**PROBLEM STATEMENT:** Starting with the line that holds "Rebuild this chart", repeat each line through the last one below, exactly. Pictures stay out.

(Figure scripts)
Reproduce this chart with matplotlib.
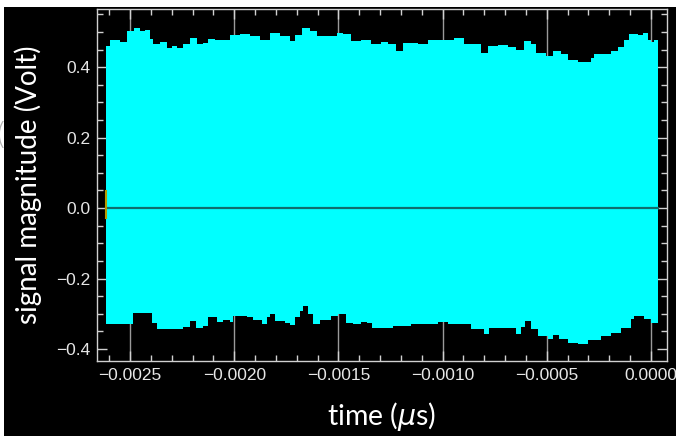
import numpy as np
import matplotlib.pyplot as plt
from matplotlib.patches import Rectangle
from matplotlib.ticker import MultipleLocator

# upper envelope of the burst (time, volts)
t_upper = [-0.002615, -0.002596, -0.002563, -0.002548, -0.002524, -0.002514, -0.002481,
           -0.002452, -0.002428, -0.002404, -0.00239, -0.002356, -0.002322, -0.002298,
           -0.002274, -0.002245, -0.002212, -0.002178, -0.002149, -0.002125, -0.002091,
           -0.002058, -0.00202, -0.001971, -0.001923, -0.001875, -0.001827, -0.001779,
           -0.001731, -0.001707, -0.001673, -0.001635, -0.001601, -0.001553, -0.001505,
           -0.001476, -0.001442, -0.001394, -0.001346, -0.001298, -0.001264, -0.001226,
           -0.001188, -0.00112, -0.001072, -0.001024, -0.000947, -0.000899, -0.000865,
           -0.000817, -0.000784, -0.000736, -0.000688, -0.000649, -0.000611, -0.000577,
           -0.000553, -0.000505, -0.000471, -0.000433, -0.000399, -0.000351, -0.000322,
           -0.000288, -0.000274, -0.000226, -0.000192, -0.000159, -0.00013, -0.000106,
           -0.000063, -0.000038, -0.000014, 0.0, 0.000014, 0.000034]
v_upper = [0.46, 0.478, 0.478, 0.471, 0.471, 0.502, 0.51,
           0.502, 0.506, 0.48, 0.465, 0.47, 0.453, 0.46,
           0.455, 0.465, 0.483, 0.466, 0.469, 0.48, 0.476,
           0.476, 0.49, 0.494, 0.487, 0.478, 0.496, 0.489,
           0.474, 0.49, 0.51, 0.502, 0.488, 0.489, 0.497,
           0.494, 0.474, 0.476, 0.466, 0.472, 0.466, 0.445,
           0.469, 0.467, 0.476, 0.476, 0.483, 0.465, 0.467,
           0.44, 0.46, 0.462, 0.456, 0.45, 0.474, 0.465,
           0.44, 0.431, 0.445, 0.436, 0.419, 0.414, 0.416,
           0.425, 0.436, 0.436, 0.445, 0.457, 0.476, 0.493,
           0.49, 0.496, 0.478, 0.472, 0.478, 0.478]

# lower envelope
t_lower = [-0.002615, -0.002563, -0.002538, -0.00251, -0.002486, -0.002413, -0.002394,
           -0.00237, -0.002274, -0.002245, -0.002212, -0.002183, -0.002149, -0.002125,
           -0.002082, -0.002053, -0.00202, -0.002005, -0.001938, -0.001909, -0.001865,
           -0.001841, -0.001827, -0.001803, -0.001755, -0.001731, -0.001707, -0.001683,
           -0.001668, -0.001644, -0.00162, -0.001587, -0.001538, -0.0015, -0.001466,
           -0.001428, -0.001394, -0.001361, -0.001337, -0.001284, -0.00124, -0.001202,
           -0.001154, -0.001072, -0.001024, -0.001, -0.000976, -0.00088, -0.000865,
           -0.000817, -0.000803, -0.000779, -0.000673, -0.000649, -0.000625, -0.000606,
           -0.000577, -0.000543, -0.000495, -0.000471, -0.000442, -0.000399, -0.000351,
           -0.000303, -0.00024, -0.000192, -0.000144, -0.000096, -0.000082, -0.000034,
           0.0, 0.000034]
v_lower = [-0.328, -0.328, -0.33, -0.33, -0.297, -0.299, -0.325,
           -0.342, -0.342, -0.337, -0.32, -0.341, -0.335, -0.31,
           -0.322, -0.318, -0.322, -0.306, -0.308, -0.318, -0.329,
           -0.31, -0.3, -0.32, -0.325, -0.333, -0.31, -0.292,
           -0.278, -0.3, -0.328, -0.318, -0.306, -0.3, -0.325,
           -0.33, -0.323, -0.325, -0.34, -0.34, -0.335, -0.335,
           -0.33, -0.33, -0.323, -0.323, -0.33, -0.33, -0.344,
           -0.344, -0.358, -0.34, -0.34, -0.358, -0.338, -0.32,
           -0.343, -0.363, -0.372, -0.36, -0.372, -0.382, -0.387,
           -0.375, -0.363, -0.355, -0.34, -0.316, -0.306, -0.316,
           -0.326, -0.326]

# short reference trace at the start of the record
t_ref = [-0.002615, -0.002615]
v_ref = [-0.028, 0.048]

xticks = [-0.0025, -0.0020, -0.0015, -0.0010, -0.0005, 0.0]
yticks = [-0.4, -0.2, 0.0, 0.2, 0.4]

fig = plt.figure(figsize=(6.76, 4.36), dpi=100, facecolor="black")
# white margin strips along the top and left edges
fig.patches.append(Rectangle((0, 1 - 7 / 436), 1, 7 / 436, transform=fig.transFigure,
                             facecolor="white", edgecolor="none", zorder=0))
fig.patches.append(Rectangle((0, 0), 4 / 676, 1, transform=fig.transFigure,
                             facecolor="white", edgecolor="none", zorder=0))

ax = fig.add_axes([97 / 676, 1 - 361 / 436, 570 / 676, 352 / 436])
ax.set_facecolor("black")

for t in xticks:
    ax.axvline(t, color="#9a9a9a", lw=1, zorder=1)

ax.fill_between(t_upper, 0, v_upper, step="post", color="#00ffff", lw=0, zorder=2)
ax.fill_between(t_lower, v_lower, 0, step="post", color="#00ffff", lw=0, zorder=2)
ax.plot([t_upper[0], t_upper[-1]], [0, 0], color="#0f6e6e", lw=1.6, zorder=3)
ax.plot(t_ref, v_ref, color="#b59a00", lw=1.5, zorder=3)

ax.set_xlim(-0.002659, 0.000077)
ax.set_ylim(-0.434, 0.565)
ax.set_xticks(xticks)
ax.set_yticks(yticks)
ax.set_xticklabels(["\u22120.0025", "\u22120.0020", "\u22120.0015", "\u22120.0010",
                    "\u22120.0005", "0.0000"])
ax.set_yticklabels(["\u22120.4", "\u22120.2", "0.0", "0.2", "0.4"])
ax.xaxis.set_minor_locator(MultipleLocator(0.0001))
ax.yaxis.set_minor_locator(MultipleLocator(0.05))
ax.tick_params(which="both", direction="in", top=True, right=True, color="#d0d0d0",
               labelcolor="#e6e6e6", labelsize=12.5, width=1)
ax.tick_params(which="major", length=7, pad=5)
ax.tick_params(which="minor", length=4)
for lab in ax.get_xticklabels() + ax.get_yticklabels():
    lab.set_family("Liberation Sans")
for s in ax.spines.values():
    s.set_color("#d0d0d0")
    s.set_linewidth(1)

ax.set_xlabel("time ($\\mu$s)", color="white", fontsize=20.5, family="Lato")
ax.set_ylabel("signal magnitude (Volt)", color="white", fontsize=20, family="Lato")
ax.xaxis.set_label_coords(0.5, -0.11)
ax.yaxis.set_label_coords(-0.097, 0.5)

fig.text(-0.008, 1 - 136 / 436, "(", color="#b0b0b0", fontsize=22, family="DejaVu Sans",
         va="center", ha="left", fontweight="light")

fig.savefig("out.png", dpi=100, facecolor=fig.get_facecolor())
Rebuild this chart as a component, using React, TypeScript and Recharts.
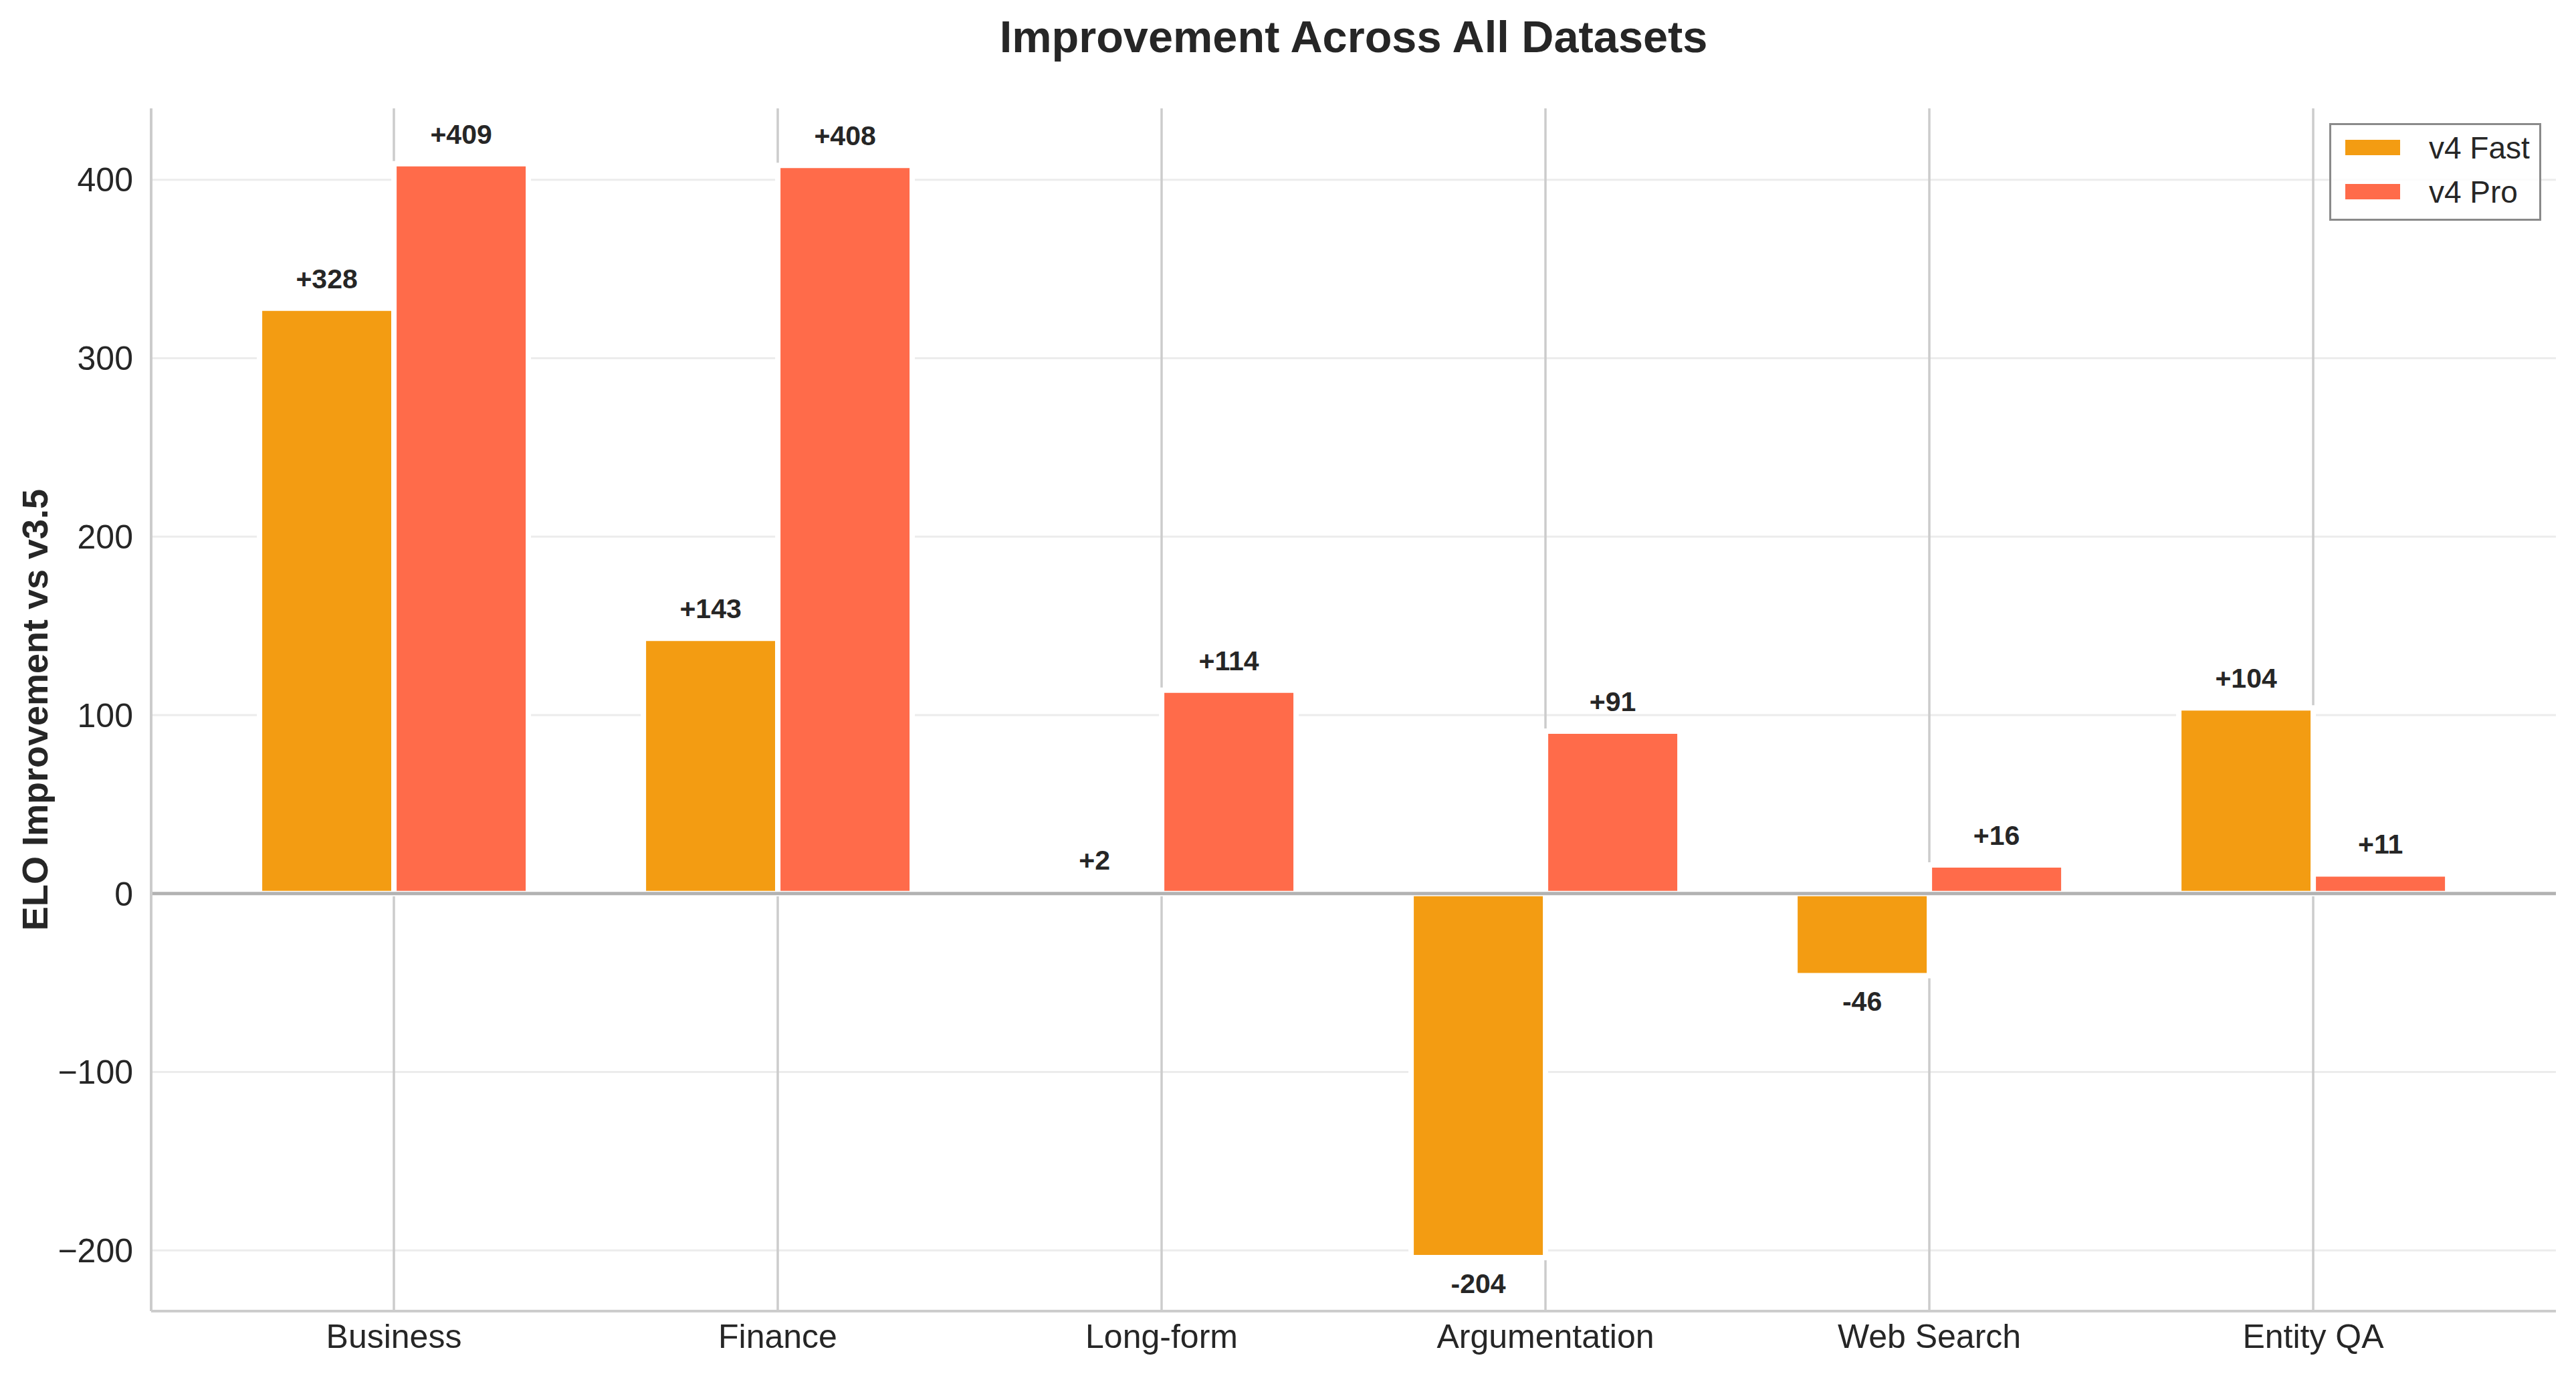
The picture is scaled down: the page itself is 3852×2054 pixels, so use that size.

**COMPLETE RESPONSE:**
Rebuild this chart as a component, using React, TypeScript and Recharts.
The picture is scaled down: the page itself is 3852×2054 pixels, so use that size.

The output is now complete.